## SUPPLIED DATA
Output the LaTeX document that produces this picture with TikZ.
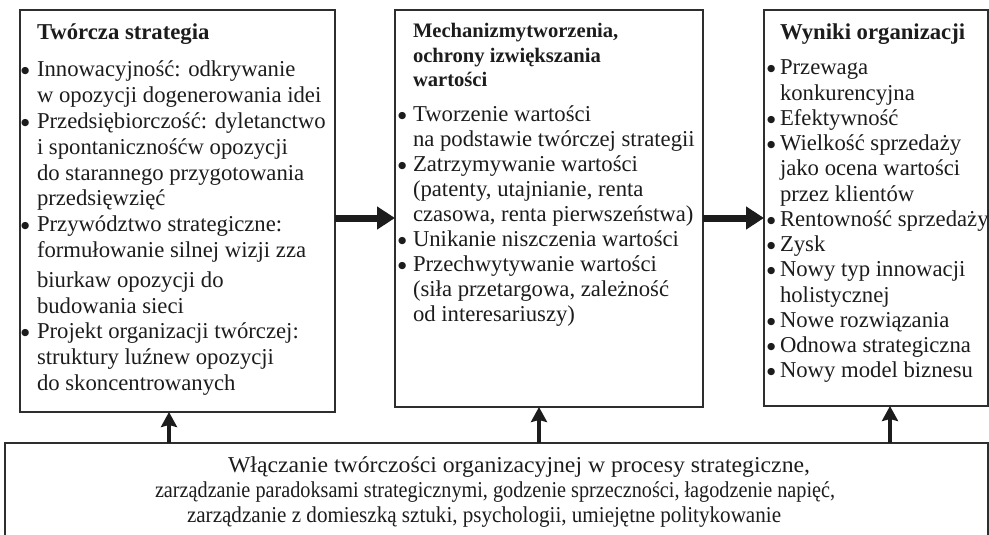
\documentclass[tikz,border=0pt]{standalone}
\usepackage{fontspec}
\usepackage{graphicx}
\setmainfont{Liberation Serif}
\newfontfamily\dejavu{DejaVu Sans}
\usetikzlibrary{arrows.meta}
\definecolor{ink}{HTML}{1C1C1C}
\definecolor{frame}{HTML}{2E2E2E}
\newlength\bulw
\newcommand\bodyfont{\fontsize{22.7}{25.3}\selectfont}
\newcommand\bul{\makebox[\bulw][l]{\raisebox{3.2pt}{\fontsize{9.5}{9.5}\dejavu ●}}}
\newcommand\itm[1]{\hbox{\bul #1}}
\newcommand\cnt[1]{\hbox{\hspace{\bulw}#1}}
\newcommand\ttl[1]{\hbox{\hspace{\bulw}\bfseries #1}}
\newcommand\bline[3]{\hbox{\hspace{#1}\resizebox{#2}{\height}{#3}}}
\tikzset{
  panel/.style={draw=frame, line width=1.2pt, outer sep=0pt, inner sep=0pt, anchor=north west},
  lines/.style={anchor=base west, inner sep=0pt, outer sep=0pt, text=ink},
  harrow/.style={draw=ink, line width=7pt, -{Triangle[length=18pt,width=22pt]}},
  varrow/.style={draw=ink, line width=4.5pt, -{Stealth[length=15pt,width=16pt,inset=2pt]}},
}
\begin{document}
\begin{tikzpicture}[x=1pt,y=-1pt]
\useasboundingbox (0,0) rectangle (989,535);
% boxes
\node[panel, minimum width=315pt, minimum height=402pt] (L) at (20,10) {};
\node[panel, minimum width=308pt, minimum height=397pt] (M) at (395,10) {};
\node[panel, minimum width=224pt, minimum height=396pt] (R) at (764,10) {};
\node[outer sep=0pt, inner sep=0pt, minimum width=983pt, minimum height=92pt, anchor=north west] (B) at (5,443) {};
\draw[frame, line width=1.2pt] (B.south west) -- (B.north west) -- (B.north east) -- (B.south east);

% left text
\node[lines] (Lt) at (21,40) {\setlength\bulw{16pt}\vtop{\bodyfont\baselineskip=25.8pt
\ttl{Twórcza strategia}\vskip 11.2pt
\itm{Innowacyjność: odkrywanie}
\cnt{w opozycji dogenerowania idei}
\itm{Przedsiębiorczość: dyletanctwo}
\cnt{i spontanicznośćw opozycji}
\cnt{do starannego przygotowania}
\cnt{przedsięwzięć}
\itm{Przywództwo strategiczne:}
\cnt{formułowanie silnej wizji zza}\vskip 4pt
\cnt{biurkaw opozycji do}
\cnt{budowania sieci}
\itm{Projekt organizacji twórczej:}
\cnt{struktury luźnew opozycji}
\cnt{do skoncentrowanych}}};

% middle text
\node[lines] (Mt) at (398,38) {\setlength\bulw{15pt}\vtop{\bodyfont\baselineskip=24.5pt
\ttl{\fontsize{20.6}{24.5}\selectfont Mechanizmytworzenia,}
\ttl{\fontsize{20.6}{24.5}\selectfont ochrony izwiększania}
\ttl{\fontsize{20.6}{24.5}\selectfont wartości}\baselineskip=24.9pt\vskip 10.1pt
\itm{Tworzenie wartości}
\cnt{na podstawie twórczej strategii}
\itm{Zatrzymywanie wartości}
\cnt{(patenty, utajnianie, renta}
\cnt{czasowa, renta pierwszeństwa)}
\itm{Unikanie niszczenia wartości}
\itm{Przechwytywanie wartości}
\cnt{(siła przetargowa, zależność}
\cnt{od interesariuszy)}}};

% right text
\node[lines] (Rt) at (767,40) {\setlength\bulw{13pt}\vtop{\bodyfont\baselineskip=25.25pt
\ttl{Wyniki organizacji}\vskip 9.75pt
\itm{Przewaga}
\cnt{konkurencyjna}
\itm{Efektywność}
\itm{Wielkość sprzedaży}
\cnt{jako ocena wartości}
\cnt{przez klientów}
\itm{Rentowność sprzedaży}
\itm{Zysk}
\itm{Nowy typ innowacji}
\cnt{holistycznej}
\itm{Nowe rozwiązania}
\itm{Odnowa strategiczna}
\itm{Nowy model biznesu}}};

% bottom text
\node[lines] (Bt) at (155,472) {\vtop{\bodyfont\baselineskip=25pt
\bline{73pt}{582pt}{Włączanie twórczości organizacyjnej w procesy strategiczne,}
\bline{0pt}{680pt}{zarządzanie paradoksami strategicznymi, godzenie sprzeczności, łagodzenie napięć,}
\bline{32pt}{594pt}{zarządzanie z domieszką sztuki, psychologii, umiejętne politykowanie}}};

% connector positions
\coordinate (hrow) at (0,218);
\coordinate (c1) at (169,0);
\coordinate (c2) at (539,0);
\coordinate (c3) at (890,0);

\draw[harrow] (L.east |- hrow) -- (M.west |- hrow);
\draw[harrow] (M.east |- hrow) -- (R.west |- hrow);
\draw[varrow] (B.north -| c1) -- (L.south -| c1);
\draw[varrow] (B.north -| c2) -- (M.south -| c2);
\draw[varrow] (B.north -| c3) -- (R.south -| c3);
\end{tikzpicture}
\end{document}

## TASK GOAL
Return only the lines running from the top of the data to the line that holds "-- (B.south east);". Include both of those lines, but skip the pictures.

## RESULT BELOW
Output the LaTeX document that produces this picture with TikZ.
\documentclass[tikz,border=0pt]{standalone}
\usepackage{fontspec}
\usepackage{graphicx}
\setmainfont{Liberation Serif}
\newfontfamily\dejavu{DejaVu Sans}
\usetikzlibrary{arrows.meta}
\definecolor{ink}{HTML}{1C1C1C}
\definecolor{frame}{HTML}{2E2E2E}
\newlength\bulw
\newcommand\bodyfont{\fontsize{22.7}{25.3}\selectfont}
\newcommand\bul{\makebox[\bulw][l]{\raisebox{3.2pt}{\fontsize{9.5}{9.5}\dejavu ●}}}
\newcommand\itm[1]{\hbox{\bul #1}}
\newcommand\cnt[1]{\hbox{\hspace{\bulw}#1}}
\newcommand\ttl[1]{\hbox{\hspace{\bulw}\bfseries #1}}
\newcommand\bline[3]{\hbox{\hspace{#1}\resizebox{#2}{\height}{#3}}}
\tikzset{
  panel/.style={draw=frame, line width=1.2pt, outer sep=0pt, inner sep=0pt, anchor=north west},
  lines/.style={anchor=base west, inner sep=0pt, outer sep=0pt, text=ink},
  harrow/.style={draw=ink, line width=7pt, -{Triangle[length=18pt,width=22pt]}},
  varrow/.style={draw=ink, line width=4.5pt, -{Stealth[length=15pt,width=16pt,inset=2pt]}},
}
\begin{document}
\begin{tikzpicture}[x=1pt,y=-1pt]
\useasboundingbox (0,0) rectangle (989,535);
% boxes
\node[panel, minimum width=315pt, minimum height=402pt] (L) at (20,10) {};
\node[panel, minimum width=308pt, minimum height=397pt] (M) at (395,10) {};
\node[panel, minimum width=224pt, minimum height=396pt] (R) at (764,10) {};
\node[outer sep=0pt, inner sep=0pt, minimum width=983pt, minimum height=92pt, anchor=north west] (B) at (5,443) {};
\draw[frame, line width=1.2pt] (B.south west) -- (B.north west) -- (B.north east) -- (B.south east);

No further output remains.